1. Treat selectors as part of the test contract
Selectors should be reviewed with the same seriousness as page APIs. If a component is likely to be redesigned, then test strategy should avoid depending on its presentational structure.
2. Standardize locator conventions
Decide when to use roles, labels, test attributes, and text. Write it down. Inconsistent locator style across the suite is a major source of maintenance cost.
3. Avoid asserting copy unless the copy matters
If a test exists to verify that the flow works, a minor wording change should not break it. Assert the existence of the control, the state transition, or the side effect. Reserve exact copy assertions for content-specific tests.
4. Stabilize dynamic regions
For components with frequent re-renders, isolate them behind reliable state checks. Loading skeletons, toasts, autocomplete menus, and virtualized lists need special care because they are inherently transient.
5. Run tests in conditions that match production behavior
Browser tests are only useful if they resemble the user environment. Consistent browser versions, pinned dependencies, realistic viewports, and representative test data reduce noise.
6. Keep a failure taxonomy
Track whether failures come from selector breakage, timing issues, layout shifts, dynamic content, or environment drift. If the same category recurs, the fix is usually architectural rather than tactical.
When to rewrite a test instead of patching it
Not every flaky test deserves another wait or locator tweak.
Rewrite the test when:
- It depends on internal DOM structure that changes often
- It checks copy that is intentionally fluid
- It requires multiple hard-coded sleeps to pass
- It fails for reasons unrelated to user intent
- It duplicates coverage already provided by a more stable test
Patch the test when:
- The failure is clearly due to a transient rendering issue
- The locator can be made semantic without losing coverage
- The app state transition is real, but the synchronization is weak
- The test still validates a meaningful user behavior
A useful rule: if the test makes future UI refactors expensive, it may be too implementation-specific.
A practical debugging sequence you can reuse
Here is a compact order of operations that works well on real teams:
- Reproduce the failure in the same browser and viewport.
- Determine whether the user flow is still functional.
- Inspect the live DOM and identify the exact locator or assertion that failed.
- Check for re-rendering, overlay interference, or delayed content.
- Replace brittle selectors with semantic or stable test hooks.
- Replace time-based waits with state-based waits.
- Verify in CI and local environments.
- Record the failure class so the pattern is visible later.
Final takeaway
When browser tests fail after CSS changes or small copy edits, the problem is usually not the cosmetic change itself.
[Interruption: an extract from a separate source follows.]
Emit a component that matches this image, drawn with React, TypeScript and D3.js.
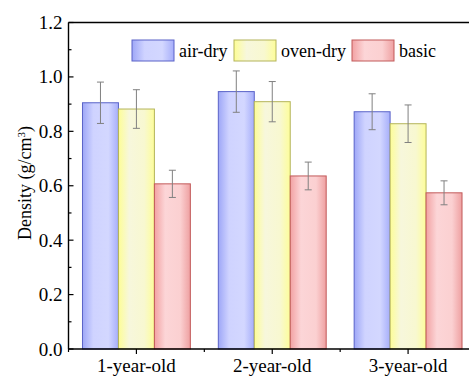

The real issue is that the test has become sensitive to details that a human user does not care about, class names, DOM nesting, exact wording, transient layout, or render timing.
The goal is not to make browser automation invincible. The goal is to make it aligned with user behavior, resilient to presentation changes, and explicit about synchronization. If you can distinguish selector breakage from timing issues, layout shifts, and dynamic content problems, you can usually fix the right thing instead of just quieting the failure.
That is how teams turn flaky UI tests from a recurring tax into a manageable part of the delivery pipeline.